3) Parents et lycéens donnent aussi des mauvais points à la réforme du Bac
- Exacerbée par le contexte sanitaire, cette inquiétude s’inscrit dans un contexte plus général de mise en œuvre de la réforme du lycée. Or, la politique portée par Jean-Michel Blanquer recueille des avis pour le moins contrastés : si une majorité de parents de lycéens (58%) estime la réforme nécessaire pour moderniser le bac et le lycée, seuls 40% la considèrent « bien menée pour moderniser le lycée ».
- Aussi, on observe une forme de pragmatisme teintée d’ambivalence dans la manière dont les lycéens perçoivent le « nouveau bac » : taillé sur mesure, il est considéré par deux tiers comme plus avantageux pour la suite des études (67%) ; moins lisible, il ne constitue un avantage pour trouver un emploi que pour la moitié des lycéens (52%). Le contrôle continu, quant à lui, est perçu par trois quarts comme plus juste et plus facile que les épreuves classiques du bac mais, dans le même temps, 58% prédisent qu’il va renforcer les inégalités entre lycées, crainte que monte à 67% en éducation prioritaire et 66% en Ile-de-France…
- Si la mise en place des enseignements de spécialité emporte quant à elle une adhésion majoritaire, elle n’en laisse pas moins un tiers des lycéens « sur le carreau». Ainsi, 31% des élèves de première et terminale affirment que les spécialités suivies actuellement ne leur plaisent pas, qu’ils les aient choisies (22%) ou subies (9%). C’est notamment le cas chez les élèves de première (37%), qui se heurtent à cette réalité, et des lycéens les plus marginalisés par le système de sélection actuel : 36% chez les enfants de CSP-, 41% chez ceux estimant que le bac est plus difficile aujourd’hui.

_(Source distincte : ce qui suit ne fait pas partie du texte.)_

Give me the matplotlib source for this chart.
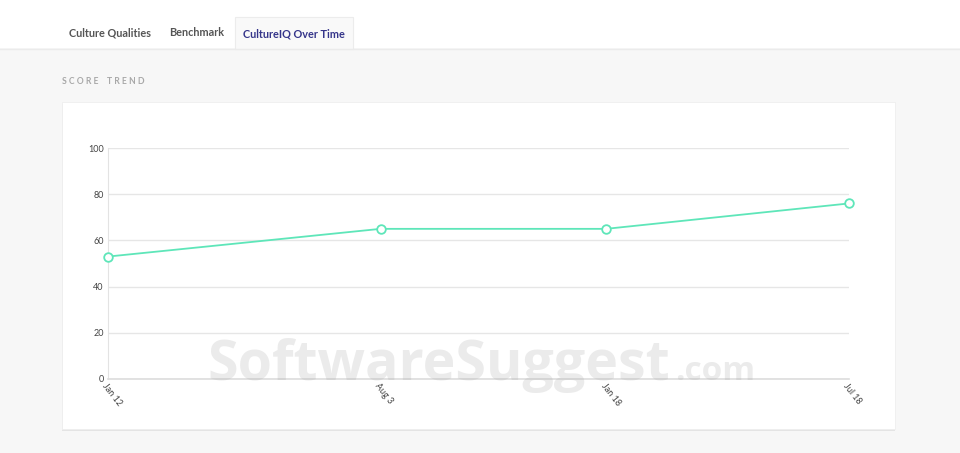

- Et ce mécontentement semble très corrélé au manque d’information ressenti par ces élèves au moment de choisir ses enseignements de spécialité : 30% élèves de première et terminale déclarent avoir été mal informés sur les matières disponibles et leurs débouchés. Ici encore, enfants d’ouvriers et employés (41%) et lycéens trouvant le bac plus difficile qu’avant (45%) sont surreprésentés.
4) Malgré l’incertitude, le bac reste un diplôme indispensable
- Cette crainte d’une dévaluation de l’examen est d’autant plus problématique que les jeunes accordent toujours une grande importance au Bac. Ainsi, une grande majorité des lycéens perçoivent le baccalauréat comme une chose importante pour eux (86%, dont 41% comme une chose « très importante ») et, davantage encore, pour leurs parents (95%, dont 64% comme une chose « très importante »).
- Pour la plupart des lycéens (57%), le baccalauréat est encore avant tout un diplôme indispensable, soit un atout essentiel. Un sésame encore plus fortement perçu comme tel par les lycéens de banlieue populaire (75%). En effet, le bac est largement considéré comme une bonne préparation aux études supérieures (78% des lycéens) et un atout sur le marché du travail (73%), voire pour plus de la moitié des répondants comme obligatoire pour obtenir un emploi (59%).
- Malgré l’inquiétude qu’il suscite, les lycéens semblent néanmoins globalement considérer cet examen comme un rite de passage légitime et rares sont ceux (31%) qui pensent qu’il faudrait le supprimer.